Navigating Global Divergences

October 2023


Global recovery remains slow, with growing regional divergences and little margin for policy error

The baseline forecast is for global growth to slow from 3.5 percent in 2022 to 3.0 percent in 2023 and 2.9 percent in 2024, well below the historical (2000–19) average of 3.8 percent. Advanced economies are expected to slow from 2.6 percent in 2022 to 1.5 percent in 2023 and 1.4 percent in 2024 as policy tightening starts to bite. Emerging market and developing economies are projected to have a modest decline in growth from 4.1 percent in 2022 to 4.0 percent in both 2023 and 2024. Global inflation is forecast to decline steadily, from 8.7 percent in 2022 to 6.9 percent in 2023 and 5.8 percent in 2024, due to tighter monetary policy aided by lower international commodity prices. Core inflation is generally projected to decline more gradually, and inflation is not expected to return to target until 2025 in most cases.

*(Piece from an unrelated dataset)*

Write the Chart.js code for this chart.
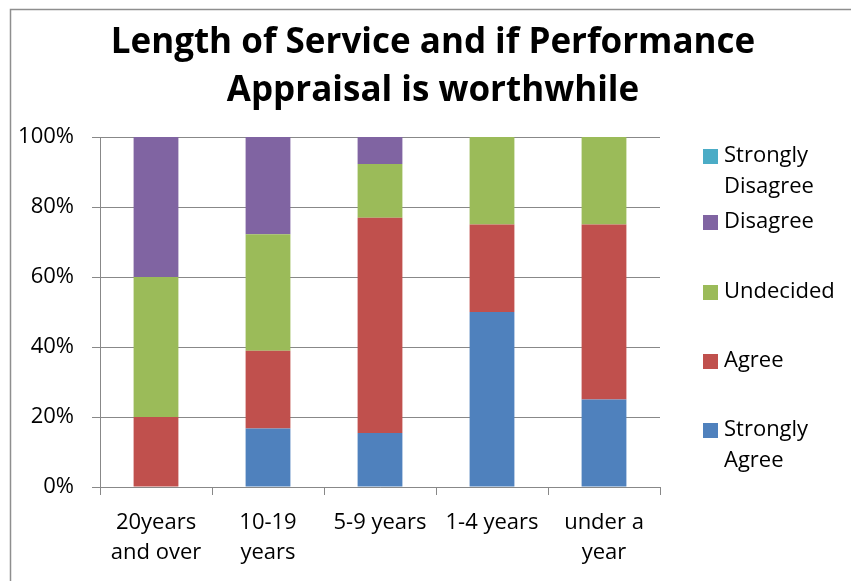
<!DOCTYPE html>
<html>
<head>
<meta charset="utf-8">
<script src="https://cdn.jsdelivr.net/npm/chart.js@4/dist/chart.umd.min.js"></script>
<style>
  body { margin: 0; background: #fff; }
  #grafico { display: block; }
</style>
</head>
<body>
<canvas id="grafico" width="851" height="581"></canvas>
<script>
const categorias = [['20years', 'and over'], ['10-19', 'years'], '5-9 years', '1-4 years', ['under a', 'year']];
const stronglyAgree    = [0, 16.7, 15.4, 50, 25];
const agree            = [20, 22.2, 61.5, 25, 50];
const undecided        = [40, 33.3, 15.4, 25, 25];
const disagree         = [40, 27.8, 7.7, 0, 0];
const stronglyDisagree = [0, 0, 0, 0, 0];
const yTicks = [0, 20, 40, 60, 80, 100];
const titulo = ['Length of Service and if Performance', 'Appraisal is worthwhile'];

const fonte = '"Open Sans", sans-serif';
const cinza = '#888888';

// legend in Excel style (reversed, labels can wrap)
const legendaItens = [
    { cor: '#4BACC6', linhas: ['Strongly', 'Disagree'], y: 156 },
    { cor: '#8064A2', linhas: ['Disagree'], y: 222 },
    { cor: '#9BBB59', linhas: ['Undecided'], y: 292 },
    { cor: '#C0504D', linhas: ['Agree'], y: 361 },
    { cor: '#4F81BD', linhas: ['Strongly', 'Agree'], y: 430 }
];

const moldura = {
    id: 'moldura',
    beforeDraw(chart) {
        const c = chart.ctx;
        c.save();
        c.fillStyle = '#fff';
        c.fillRect(0, 0, chart.width, chart.height);
        c.strokeStyle = '#8e8e8e';
        c.lineWidth = 1.5;
        c.beginPath();
        c.moveTo(10.5, chart.height + 5);
        c.lineTo(10.5, 9.5);
        c.lineTo(chart.width + 5, 9.5);
        c.stroke();
        c.restore();
    },
    afterDraw(chart) {
        const c = chart.ctx;
        c.save();
        // title, centred on the whole chart like Excel does
        c.font = 'bold 35px ' + fonte;
        c.textAlign = 'center';
        c.textBaseline = 'alphabetic';
        c.fillStyle = '#000';
        titulo.forEach((t, i) => c.fillText(t, 433, 53 + i * 48));

        const x = chart.chartArea.right + 43;
        c.font = '22px ' + fonte;
        c.textAlign = 'left';
        c.textBaseline = 'middle';
        legendaItens.forEach(item => {
            c.fillStyle = item.cor;
            c.fillRect(x, item.y - 7, 15, 15);
            c.fillStyle = '#000';
            item.linhas.forEach((t, i) => c.fillText(t, x + 21, item.y + i * 31));
        });
        c.restore();
    }
};

document.addEventListener('DOMContentLoaded', function () {
    const ctx = document.getElementById('grafico').getContext('2d');

    const series = [
        ['Strongly Agree', stronglyAgree, '#4F81BD'],
        ['Agree', agree, '#C0504D'],
        ['Undecided', undecided, '#9BBB59'],
        ['Disagree', disagree, '#8064A2'],
        ['Strongly Disagree', stronglyDisagree, '#4BACC6']
    ];

    new Chart(ctx, {
        type: 'bar',
        data: {
            labels: categorias,
            datasets: series.map(s => ({
                label: s[0],
                data: s[1],
                backgroundColor: s[2],
                barPercentage: 0.4,
                categoryPercentage: 1
            }))
        },
        options: {
            responsive: false,
            animation: false,
            layout: { padding: { left: 10, right: 191, top: 137, bottom: 0 } },
            plugins: {
                legend: { display: false },
                tooltip: { enabled: false },
                title: { display: false }
            },
            scales: {
                x: {
                    stacked: true,
                    afterFit: s => { s.height = 94; },
                    grid: { offset: true, drawOnChartArea: false, tickLength: 8, color: cinza },
                    border: { color: cinza },
                    ticks: { color: '#000', padding: 12, font: { family: fonte, size: 22, lineHeight: 1.4 }, maxRotation: 0 }
                },
                y: {
                    stacked: true,
                    min: 0,
                    max: 100,
                    afterFit: s => { s.width = 90; },
                    afterBuildTicks: s => { s.ticks = yTicks.map(v => ({ value: v })); },
                    grid: { tickLength: 8, color: cinza },
                    border: { color: cinza },
                    ticks: {
                        color: '#000',
                        padding: 18,
                        font: { family: fonte, size: 22 },
                        callback: v => v + '%'
                    }
                }
            }
        },
        plugins: [moldura]
    });
});
</script>
</body>
</html>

Monetary policy actions and frameworks are key at the current juncture to keep inflation expectations anchored. Chapter 2 documents recent trends in inflation expectations at near- and medium-term horizons and across agents. It emphasizes the complementary role of monetary policy frameworks, including communication strategies, in helping achieve disinflation at a lower cost to output through managing agents’ inflation expectations. Given increasing concerns about geoeconomic fragmentation, Chapter 3 assesses how disruptions to global trade in commodities can affect commodity prices, economic activity, and the green energy transition.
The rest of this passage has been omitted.